Neben Stephan von Oizy hatte auch der Zeuge Hermann Piscis (in einer Urkunde B. Burchards von Utrecht von 1108, Muller-Bouman a.a.O. 257 no 280, dort auch Arnoldus de Rothe genannt, lautet sein Beiname Uisc) schon auf Heinrichs 2. Italienzug zu seinem Gefolge gezählt, vgl. Vorbemerkung zu D.223. Wir glauben daher das Diplom entweder zum Straßburger Aufenthalt Ende Juni oder in den Beginn des Feldzugs Anfang Juli datieren zu dürfen. – Zur Rolle B. Konrads von Utrecht als Erzieher (nutricius) Heinrichs V., vermutlich seit ca. 1087, die durch keine weitere zeitgenössische Quelle belegt ist und über die ein Utrechter Fälscher der 30er Jahre kaum noch informiert sein konnte, vgl. Ahlfeld in Ann. Niederrhein 157,197ff.

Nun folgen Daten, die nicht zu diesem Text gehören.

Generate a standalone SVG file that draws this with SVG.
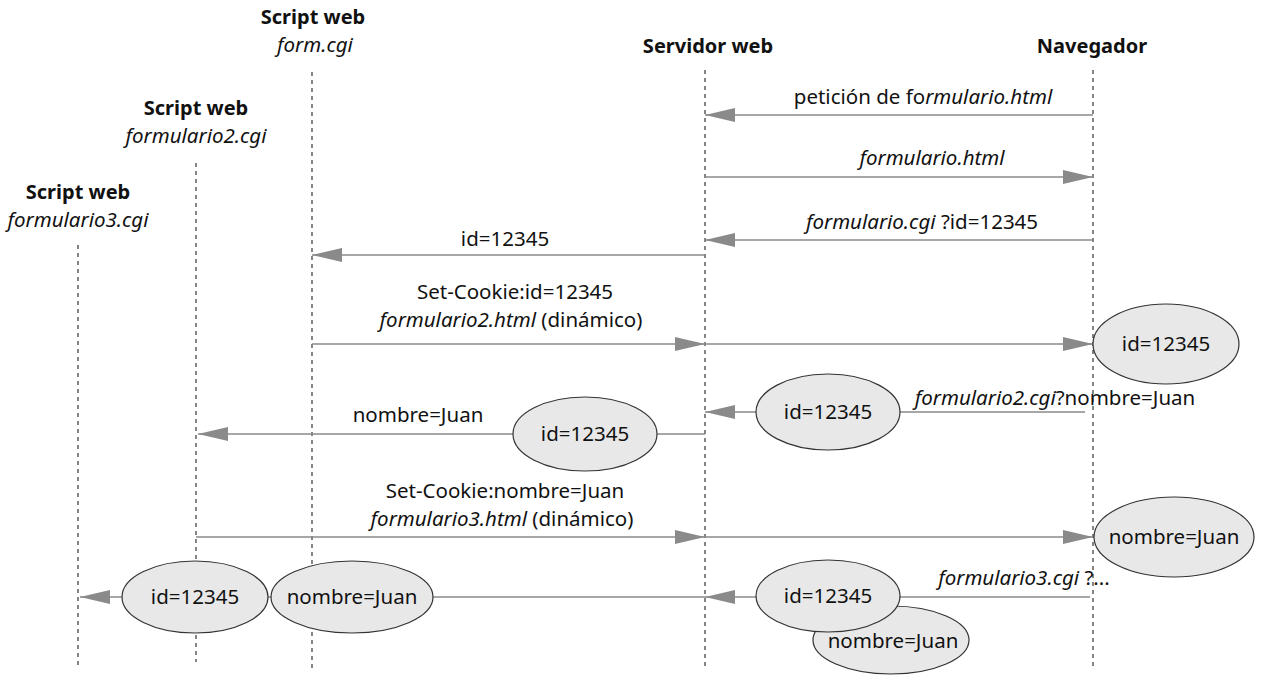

In nomine sanctę et individuę trinitatis. Heinricus divina favente clementia Romanorum imperator augustus. Notum sit omnibus Christi fidelibus, tam futuris quam presentibus, quod ego Heinricus quintus Romanorum imperator augustus donum, quod pater meus tum pro remedio animę suę tum pro amore et servicio felicis memorię Cǒnradi episcopi Traiectensis, nutricii mei, dederat sancto Martino in Traiecto de comitatu Fresię, renovavi, renovando confirmavi et iterum dedi fideli meo Godebaldo, supradictę ęcclesię episcopo, ut amplius libere et sine omni contradictione possideant tam ipse quam successores eius, ea videlicet ratione, ut nullus successorum nostrorum regum vel imperatorum nec nostra ipsissima persona, etiam si velimus, nullo modo Traiectensi ęcclesię umquam auferre possimus. Cuius rei testem hanc cartam conscribi iussimus, quam, ut infra videtur, manu propria corroboratam nostrique sigilli impressione insignitam omnium seculorum noticię reliquimus. Testes, qui viderunt et audierunt, hi sunt: Theodricus episcopus Monasteriensis, episcopus Uercellensis, comes Gerardus, filius eius Gerardus, Godefridus de Malsne, Heremannus frater eius, Stephanus de Oie, Heremannus Piscis, Arnoldus de Rothe, et alii quamplures testes idonei.

Signum domni Heinrici tercii Romanorum imperatoris augusti.

Philippus cancellarius vice archicancellarii recognovi.